About
Lower Saluda River, South Carolina — 1929 Lake Murray Dam, 1840s-1880s Logging, 1990s-2010s Lower Saluda Trail 50-mi Columbia. Long before dams, the Saluda flowed through the ancestral territory of the Catawba, the Eastern Band of Cherokee, the Muscogee (Creek), the Cusabo, and the Yemassee across northern and central South Carolina. The river served as a primary travel corridor, fishing ground, and gathering place. Its name descends from the Siouan-speaking Saluda tribe recorded in its lower reaches in the 1670s.
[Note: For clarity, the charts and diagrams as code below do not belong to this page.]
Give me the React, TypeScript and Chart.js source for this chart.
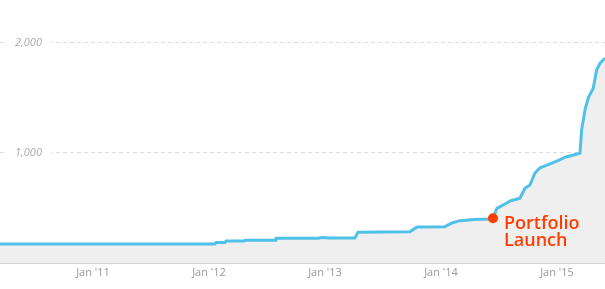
import React, { useEffect, useRef } from "react";
import { Chart, registerables } from "chart.js";

Chart.register(...registerables);

// x = months since Jan 2010
const months = [
  2.38, 10.0, 20.0, 24.62, 24.72, 25.65, 25.76, 27.62, 27.72, 30.83, 30.93, 33.0,
  35.27, 35.69, 36.52, 39.1, 39.41, 42.0, 44.79, 45.52, 48.41, 49.14, 49.97, 51.5,
  53.07, 53.38, 53.79, 54.62, 55.14, 56.17, 56.69, 57.21, 57.72, 58.24, 59.28,
  60.1, 60.83, 62.38, 62.55, 62.9, 63.24, 63.75, 64.11, 64.45, 64.97,
];
const users = [
  173, 173, 173, 173, 186, 186, 200, 200, 206, 206, 225, 225,
  225, 232, 228, 227, 279, 281, 285, 327, 330, 364, 385, 395,
  400, 406, 497, 536, 564, 588, 679, 709, 818, 864, 900,
  930, 961, 997, 1209, 1391, 1500, 1588, 1755, 1815, 1861,
];
const yearTicks = [12, 24, 36, 48, 60];
const yearLabels = ["Jan '11", "Jan '12", "Jan '13", "Jan '14", "Jan '15"];
const valueTicks = [1000, 2000];
const launchMonth = [53.38];
const launchValue = [406];
const launchText = ["Portfolio", "Launch"];

const annotationPlugin = {
  id: "launchLabel",
  afterDatasetsDraw(chart: any) {
    const meta = chart.getDatasetMeta(1);
    const pt = meta && meta.data && meta.data[0];
    if (!pt) return;
    const ctx = chart.ctx;
    ctx.save();
    ctx.fillStyle = "#ff3d00";
    ctx.font = "600 18px 'Open Sans'";
    ctx.textAlign = "left";
    ctx.textBaseline = "alphabetic";
    ctx.fillText(launchText[0], pt.x + 11, pt.y + 11);
    ctx.fillText(launchText[1], pt.x + 11, pt.y + 28);
    ctx.restore();
  },
};

export default function App() {
  const ref = useRef<HTMLCanvasElement | null>(null);
  useEffect(() => {
    document.body.style.margin = "0";
    const canvas = ref.current!;
    const chart = new Chart(canvas, {
      type: "line",
      data: {
        datasets: [
          {
            data: months.map((m, i) => ({ x: m, y: users[i] })),
            borderColor: "#4fc1e9",
            borderWidth: 3,
            backgroundColor: "#efefef",
            fill: "origin",
            pointRadius: 0,
            pointHoverRadius: 0,
            tension: 0,
            borderJoinStyle: "round",
            order: 2,
          },
          {
            data: launchMonth.map((m, i) => ({ x: m, y: launchValue[i] })),
            showLine: false,
            pointRadius: 5,
            pointHoverRadius: 5,
            pointBackgroundColor: "#ff3d00",
            pointBorderWidth: 0,
            borderColor: "#ff3d00",
            order: 1,
            clip: false,
          },
        ],
      },
      options: {
        responsive: false,
        animation: false,
        layout: { padding: 0, autoPadding: false },
        plugins: { legend: { display: false }, tooltip: { enabled: false } },
        scales: {
          x: {
            type: "linear",
            min: months[0],
            max: months[months.length - 1],
            afterBuildTicks: (s: any) => {
              s.ticks = yearTicks.map((v) => ({ value: v }));
            },
            afterFit: (s: any) => {
              s.height = 26;
              s.paddingLeft = 0;
              s.paddingRight = 0;
            },
            grid: { display: false, drawTicks: false },
            border: { display: true, color: "#d6d6d6", width: 2 },
            ticks: {
              padding: 3,
              color: "#999",
              font: { family: "'Open Sans'", size: 11 },
              maxRotation: 0,
              autoSkip: false,
              callback: (v: any) => {
                const i = yearTicks.indexOf(Number(v));
                return i >= 0 ? yearLabels[i] : "";
              },
            },
          },
          y: {
            min: 0,
            max: 2390,
            afterBuildTicks: (s: any) => {
              s.ticks = valueTicks.map((v) => ({ value: v }));
            },
            afterFit: (s: any) => {
              s.width = 0;
              s.paddingTop = 0;
              s.paddingBottom = 0;
            },
            grid: { color: "#dcdcdc", drawTicks: false, lineWidth: 1 },
            border: { display: false, dash: [4, 3] },
            ticks: {
              mirror: true,
              padding: 15,
              color: "#aaa",
              font: { family: "'Open Sans'", size: 11, style: "italic" },
              showLabelBackdrop: true,
              backdropColor: "#ffffff",
              backdropPadding: { left: 8, right: 10, top: 2, bottom: 2 },
              callback: (v: any) => Number(v).toLocaleString("en-US"),
            },
          },
        },
      } as any,
      plugins: [annotationPlugin],
    });
    return () => chart.destroy();
  }, []);
  return <canvas ref={ref} width={605} height={289} style={{ display: "block" }} />;
}
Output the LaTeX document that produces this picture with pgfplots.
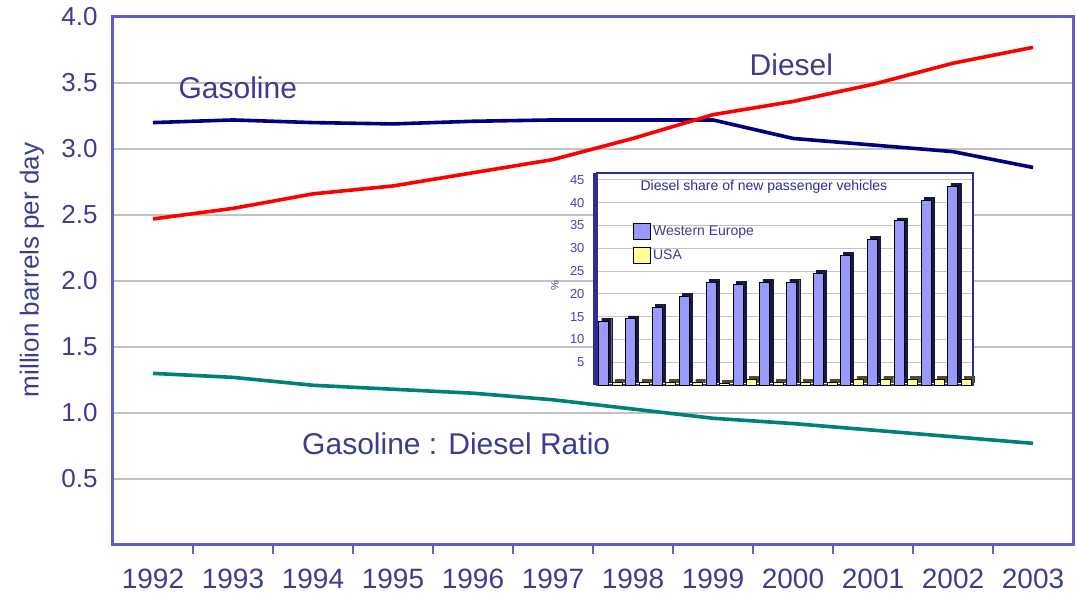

That indigenous relationship was later fractured by a cession framework built through the 1761–1763 Catawba Treaty, the 1817 Treaty of Old Town, and the 1826–1830 Indian Removal Acts. The Catawba Indian Nation, the Eastern Band of Cherokee Indians, and the Muscogee (Creek) Nation maintain cultural connections to the river today.
From the 1700s through the 1920s, the Lower Saluda corridor was logged to feed South Carolina's longleaf-pine, cypress, and hardwood industry. County sawmills, turpentine stills, and cross-tie and naval-stores operations worked the land through the Reconstruction era. The exhaustion of the longleaf pine in the 1920s, followed by 1930s conservation efforts, brought large-scale logging to a close — roughly the same moment the river's hydrology changed for good.
That change came in 1930 with the completion of the Lake Murray Dam. The dam's tailrace draws cold water from deep in the reservoir and releases it downstream, an accident of engineering that sustains a cold-water fishery unusual for the region. The releases also drive the river's fluctuating flows, which USGS tracks at gauge 021765182. Comprehensive hydrological study of the basin dates back further, to the USGS South Carolina Survey of the early twentieth century, with water-quality work later carried on by the South Carolina Department of Health and Environmental Control.
The Saluda itself flows southeasterly some 170 miles through the Piedmont before joining the Broad River just below the fall line at Columbia to form the Congaree. The Lower Saluda's watershed is a key part of the larger Santee River watershed. In 1991 the state protected the ten-mile reach spanning Lexington and Richland Counties, from below Lake Murray Dam to the Broad River confluence, as a State Scenic River. Within that short, protected corridor the river shifts character repeatedly: anglers cast for trout and striped bass, paddlers run both whitewater and flatwater, and tubers drift the gentler reaches on warm afternoons. The corridor threads past Saluda Shoals Park and the Riverbanks Zoo and anchors the recreation economies of Columbia, Lexington, and Irmo.
Since 2010, SC DNR has worked with watershed partnerships and the Catawba Indian Nation to address more than a century of logging, agricultural, and industrial impacts. Recent projects have included streambank stabilization between 2015 and 2024 and native fish restocking from 2017 to 2024 — among them redbreast sunfish and shoal bass — under the SC DNR Watershed Restoration Program. The result is a river of contradictions: cold water in a warm state, protected wildness within reach of a capital city, and an ancient name carried by a channel its namesakes would no longer know.
River conditions are community-verified. CFS ranges, difficulty ratings, and access points may not reflect every flow level or seasonal change. Always check current conditions, scout unfamiliar rapids, and paddle within your skill level.